A surgical oracle attack drained approximately $9.05 million from Bonzo Lend, a lending protocol built on the Hedera network, in the early hours of July 11, 2026. The attacker needed only a handful of near-worthless tokens to spring the trap — a disproportion that illustrates, with brutal clarity, exactly how dangerous a misconfigured or permissive oracle can be inside a decentralized finance stack.

A Few Dollars In, Millions Out

The mechanics of the attack were elegantly simple and devastatingly effective. The exploiter deposited just 250 SAUCE tokens — a position worth only a few dollars at prevailing market rates — as collateral into Bonzo Lend. Under normal conditions, that amount of collateral would support an equally trivial borrowing position. But normal conditions evaporated at approximately 00:51 UTC when the attacker submitted a manipulated price update directly into a third-party oracle contract that Bonzo Lend relied upon for its price feeds.

With the SAUCE price artificially inflated inside the oracle, the protocol's risk engine suddenly perceived those few dollars of collateral as being worth vastly more. The attacker then drew down borrowed assets far beyond any rational collateral ratio, walking away with $9.05 million before on-chain monitors or the protocol's own team could intervene. By the time the dust settled, the position was irreversibly underwater and the funds were gone.

The Oracle Problem Is Not New — But It Keeps Paying

Oracle manipulation is among the oldest and most reliably profitable attack surfaces in decentralized finance.

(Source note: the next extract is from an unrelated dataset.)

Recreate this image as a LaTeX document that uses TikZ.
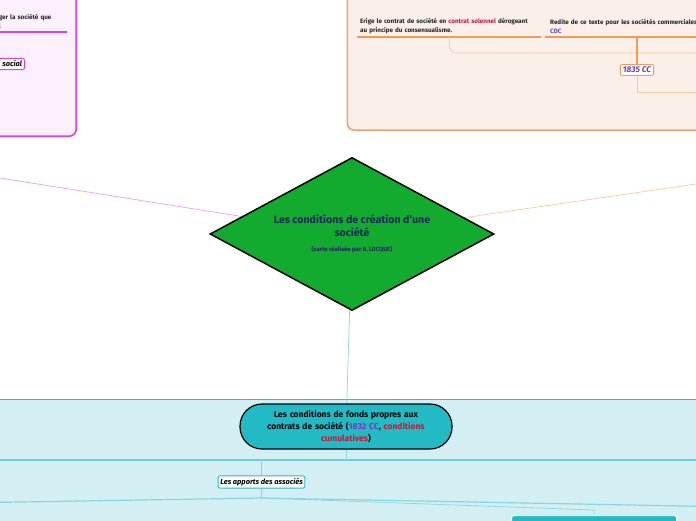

The fundamental tension is structural: a lending protocol must trust some external data source to know what its collateral is worth, yet the moment that data source can be written to by an unauthorized or insufficiently constrained party, the entire credit model collapses. Bonzo Lend's exposure came not through a flaw in its own smart contracts but through the third-party oracle contract it depended on — a distinction that matters enormously for post-mortem blame but does very little for the users who lost funds.

What makes this incident particularly instructive is the leverage ratio the attacker achieved. Posting collateral worth only a few dollars and extracting $9.05 million represents an exploitation multiplier that no legitimate financial system would permit. The attack required no sophisticated zero-day vulnerability, no flash loan choreography across dozens of pools, and no insider access. It required only the ability to push a price update into an oracle that Bonzo Lend trusted implicitly.

Hedera's Ecosystem Under the Microscope

The incident puts Hedera's growing decentralized finance ecosystem under fresh scrutiny. Hedera has marketed itself as an enterprise-grade distributed ledger with performance and finality characteristics superior to many proof-of-work and proof-of-stake alternatives. That infrastructure story is largely intact — the exploit was not a Hedera consensus failure. But the DeFi protocols building on top of any high-throughput network are only as secure as their weakest dependency, and in this case that dependency was a third-party oracle contract with insufficient access controls or price-update validation.

SAUCE, the token at the center of the manipulation, is associated with SaucerSwap, a decentralized exchange on Hedera. The attacker's choice of SAUCE as the manipulation target likely reflects the token's liquidity profile and oracle architecture — characteristics that made a price update submission feasible with minimal on-chain footprint before the exploit executed.

What Protocol Design Must Reckon With

The $9.05 million loss from Bonzo Lend joins a long and costly ledger of oracle-related exploits across the broader DeFi industry. The pattern has prompted the development of time-weighted average price mechanisms, multi-source oracle aggregation, and circuit breakers that pause borrowing when price deviations exceed defined thresholds. These tools exist. Their adoption, however, remains uneven — and when a protocol skips them, the cost is eventually borne by liquidity providers and depositors rather than the architects of the system.

For teams building lending infrastructure, the Bonzo Lend incident reinforces a straightforward rule: the collateral valuation layer deserves at least as much security investment as the core lending logic. An attacker who can rewrite the price feed has effectively rewritten the entire risk model. Auditing smart contract logic without auditing oracle trust assumptions is only half an audit.

For the broader Hedera ecosystem, the more pressing question is whether this incident accelerates a coordinated response — shared oracle security standards, on-chain anomaly detection, or protocol-level insurance mechanisms — or whether each project continues to treat oracle security as a private implementation detail until the next drain forces another reckoning. Nine million dollars is an expensive lesson. The question is who learns from it.